Nowhere in her response, however, does Listhaug write any of the Norwegian equivalents of expressing regret or saying she’s sorry, begging pardon or otherwise extending an apology. While many of her followers published comments that praised her and urge her to “stå på “ (hang in there), many others made it clear her words were not intepreted as sincere. Many wrote that they did not believe her, and noted that she was once a highly paid communications consultant for First House, a firm that has stirred controversy itself because of its use of former top politicians and its lobbying power: “You now exactly what you do,” wrote one man. “To say that Labour supports terrorists is incredible … and as justice minister! Shame on you!”
Another wrote “Too little too late Sylvi,” in English, and suggested her response “smelled of instructions” from higher-ups. “I strongly doubt you have learned anything about how dangerous your methods are in appealing to the darkest corners of humanity,” he added There were repeated calls for her to delete the offensive post from last week, along with questions as to why she hadn’t already.
At around 12:30pm on Wednesday, Listhaug posted a new message on her Facebook page: “I have now deleted the post and photo that were published on Friday. The reason is that those who have rights to the photo in Norway have given us the message that it can’t be used for political expression. We must of course go along with that. I wish everyone a nice day forward.” She admitted no blame, defeat or regret. As justice minister, she was quickly assailed for having failed to check on photo usage rights, and for continuing to refuse to apologize.

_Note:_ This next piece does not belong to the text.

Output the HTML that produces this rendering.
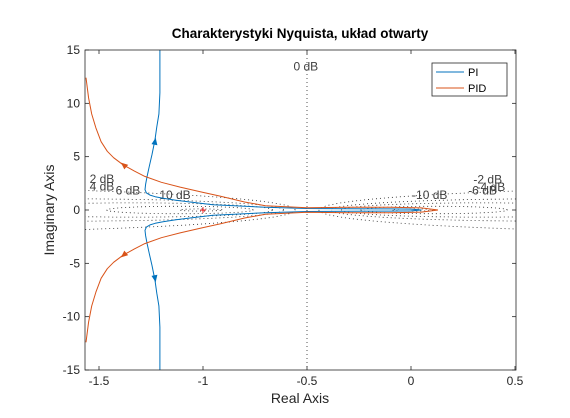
<!DOCTYPE html>
<html><head><meta charset="utf-8"><style>
body{margin:0;background:#fff}
svg{font-family:"Liberation Sans",sans-serif}
</style></head><body>
<svg id="c" width="570" height="413">
<rect width="570" height="413" fill="#fff"/>
<defs><clipPath id="clp"><rect x="85" y="50" width="431" height="320"/></clipPath></defs>
<rect x="85" y="50" width="431" height="320" fill="#fff" stroke="none"/>
<g id="grid" clip-path="url(#clp)"></g>
<g id="series" clip-path="url(#clp)"></g>
<rect x="85" y="50" width="431" height="320" fill="none" stroke="#262626" stroke-width="0.8"/>
<g id="ticks" font-size="12" fill="#262626"></g>
<text x="300" y="38" text-anchor="middle" font-size="13.5" font-weight="bold" fill="#000">Charakterystyki Nyquista, układ otwarty</text>
<text x="300" y="403" text-anchor="middle" font-size="14" fill="#262626">Real Axis</text>
<text transform="translate(54,210) rotate(-90)" text-anchor="middle" font-size="14" fill="#262626">Imaginary Axis</text>
<g>
<rect x="432" y="63" width="75" height="33" fill="#fff" stroke="#262626" stroke-width="0.8"/>
<line x1="436" y1="72" x2="464" y2="72" stroke="#0072BD" stroke-width="1"/>
<text x="468" y="76" font-size="11" fill="#000">PI</text>
<line x1="436" y1="88" x2="464" y2="88" stroke="#D95319" stroke-width="1"/>
<text x="468" y="92" font-size="11" fill="#000">PID</text>
</g>
</svg>
<script>
const xTicks=[-1.5,-1,-0.5,0,0.5];
const xTickLabels=["-1.5","-1","-0.5","0","0.5"];
const yTicks=[15,10,5,0,-5,-10,-15];
const yTickLabels=["15","10","5","0","-5","-10","-15"];
const dbLevels=[-20,-10,-6,-4,-2,2,4,6,10,20];
const dbLabels=[
 {t:"2 dB",x:-1.545,y:2.55},{t:"4 dB",x:-1.545,y:1.85},{t:"6 dB",x:-1.42,y:1.45},{t:"10 dB",x:-1.21,y:1.05},
 {t:"0 dB",x:-0.565,y:13.1},{t:"-2 dB",x:0.3,y:2.5},{t:"-4 dB",x:0.315,y:1.8},{t:"-6 dB",x:0.275,y:1.45},{t:"-10 dB",x:0.005,y:1.05}];
const piRe=[-1.207,-1.207,-1.212,-1.222,-1.231,-1.245,-1.258,-1.269,-1.276,-1.279,-1.272,-1.255,-1.23,-1.192,-1.13,-1.0625,-0.952,-0.85,-0.7,-0.5,-0.3,-0.1,0.0,0.05];
const piIm=[15,11,9,7.8,6.6,5.2,4.1,3.1,2.4,1.9,1.6,1.4,1.25,1.1,0.92,0.75,0.5,0.4,0.25,0.14,0.12,0.1,0.08,0];
const pidRe=[-1.5625,-1.55,-1.535,-1.515,-1.49,-1.46,-1.43,-1.385,-1.33,-1.28,-1.2,-1.11,-1.0,-0.918,-0.8,-0.7,-0.5,-0.3,-0.1,0.05,0.13];
const pidIm=[12.4,10.5,9.0,7.7,6.4,5.5,4.9,4.25,3.65,3.15,2.6,2.15,1.65,1.3,0.75,0.4,0.22,0.25,0.25,0.2,0];
const X=v=>411+v*208, Y=v=>210-v*10.667;
const NS="http://www.w3.org/2000/svg";
function mk(tag,attrs,parent){const e=document.createElementNS(NS,tag);for(const k in attrs)e.setAttribute(k,attrs[k]);parent.appendChild(e);return e;}
const tk=document.getElementById('ticks'), grid=document.getElementById('grid'), ser=document.getElementById('series');
xTicks.forEach((v,i)=>{
 const l=mk('line',{x1:X(v),x2:X(v),y1:370,y2:366,stroke:'#262626','stroke-width':0.8},tk);
 
 
 const l2=mk('line',{x1:X(v),x2:X(v),y1:50,y2:54,stroke:'#262626','stroke-width':0.8},tk);
 
 
 const t=mk('text',{x:X(v),y:385,'text-anchor':'middle'},tk);t.textContent=xTickLabels[i];
 
 
});
yTicks.forEach((v,i)=>{
 const l=mk('line',{x1:85,x2:89,y1:Y(v),y2:Y(v),stroke:'#262626','stroke-width':0.8},tk);
 
 
 const l2=mk('line',{x1:516,x2:512,y1:Y(v),y2:Y(v),stroke:'#262626','stroke-width':0.8},tk);
 
 
 const t=mk('text',{x:80,y:Y(v)+4,'text-anchor':'end'},tk);t.textContent=yTickLabels[i];
 
 
});
const z=mk('line',{x1:X(-0.5),x2:X(-0.5),y1:50,y2:370,stroke:'#262626','stroke-width':0.8,'stroke-dasharray':'1,3'},grid);


dbLevels.forEach(db=>{
 const M=Math.pow(10,db/20), c=-M*M/(M*M-1), r=Math.abs(M/(M*M-1));
 let d='';
 for(let k=0;k<=720;k++){const a=k/720*2*Math.PI;const px=X(c+r*Math.cos(a)),py=Y(r*Math.sin(a));d+=(k?'L':'M')+px.toFixed(1)+','+py.toFixed(1);}
 const p=mk('path',{d:d,fill:'none',stroke:'#262626','stroke-width':0.8,'stroke-dasharray':'1,3'},grid);
 
 
});
dbLabels.forEach(o=>{
 const t=mk('text',{x:X(o.x),y:Y(o.y),'font-size':12,fill:'#404040'},grid);t.textContent=o.t;
 
 
});
function branch(re,im,sign,color,name){
 let d='';re.forEach((v,i)=>{d+=(i?'L':'M')+X(v).toFixed(1)+','+Y(sign*im[i]).toFixed(1);});
 const p=mk('path',{d:d,fill:'none',stroke:color,'stroke-width':1,'stroke-linejoin':'round'},ser);
 
 
}
branch(piRe,piIm,1,'#0072BD','pi-curve-upper');
branch(piRe,piIm,-1,'#0072BD','pi-curve-lower');
branch(pidRe,pidIm,1,'#D95319','pid-curve-upper');
branch(pidRe,pidIm,-1,'#D95319','pid-curve-lower');
function arrow(x,y,ang,color,name){
 const g=mk('polygon',{points:'0,-4 3,3 -3,3',fill:color,transform:`translate(${x},${y}) rotate(${ang})`},ser);
 
 
}
arrow(X(-1.231),Y(6.4),10,'#0072BD','pi-arrow-upper');
arrow(X(-1.231),Y(-6.4),170,'#0072BD','pi-arrow-lower');
arrow(X(-1.38),Y(4.2),-50,'#D95319','pid-arrow-upper');
arrow(X(-1.38),Y(-4.2),-130,'#D95319','pid-arrow-lower');
const cp=mk('text',{x:X(-1),y:Y(0)+4,'text-anchor':'middle','font-size':12,fill:'#e00'},ser);cp.textContent='+';


</script>
</body></html>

Defended by her party’s boss
Listhaug’s Progress Party boss Siv Jensen had also finally responded to the uproar, by publishing a Facebook post of her own in which she admitted that the timing of Listhaug’s post “was wrong” (it came just as the first of several films about the July 22 terrorist attacks opened at Norwegian cinemas, prompting many to relive the horrors of that day when 77 people were killed). Jensen also wrote that she could understand debate had arisen over “words and photo use.”
Jensen nonetheless went on to defend Listhaug, and accused Labour-leader Støre of being the one to exceed limits of proper debate. “Sylvi’s message has no connection with July 22, and she has herself said that was not her intention,” Jensen wrote. “She has of course had no desire to hurt survivors or families after the Utøya terror.” Jensen added that the fight against terrorism was important and something “we must talk about.”
Listhaug’s government boss, Prime Minister Solberg, meanwhile, has accepted an invitation to meet with the national survivors’ group after the July 22 terror attacks, to try to soothe hurt feelings. Solberg continued to face questions over how she could justify having Listhaug as her justice minister. Solberg had criticized Listhaug’s post, saying it exceeded the limits of professional political debate, but Listhaug let it stand in defiance of Solberg’s remarks, until Wednesday afternoon.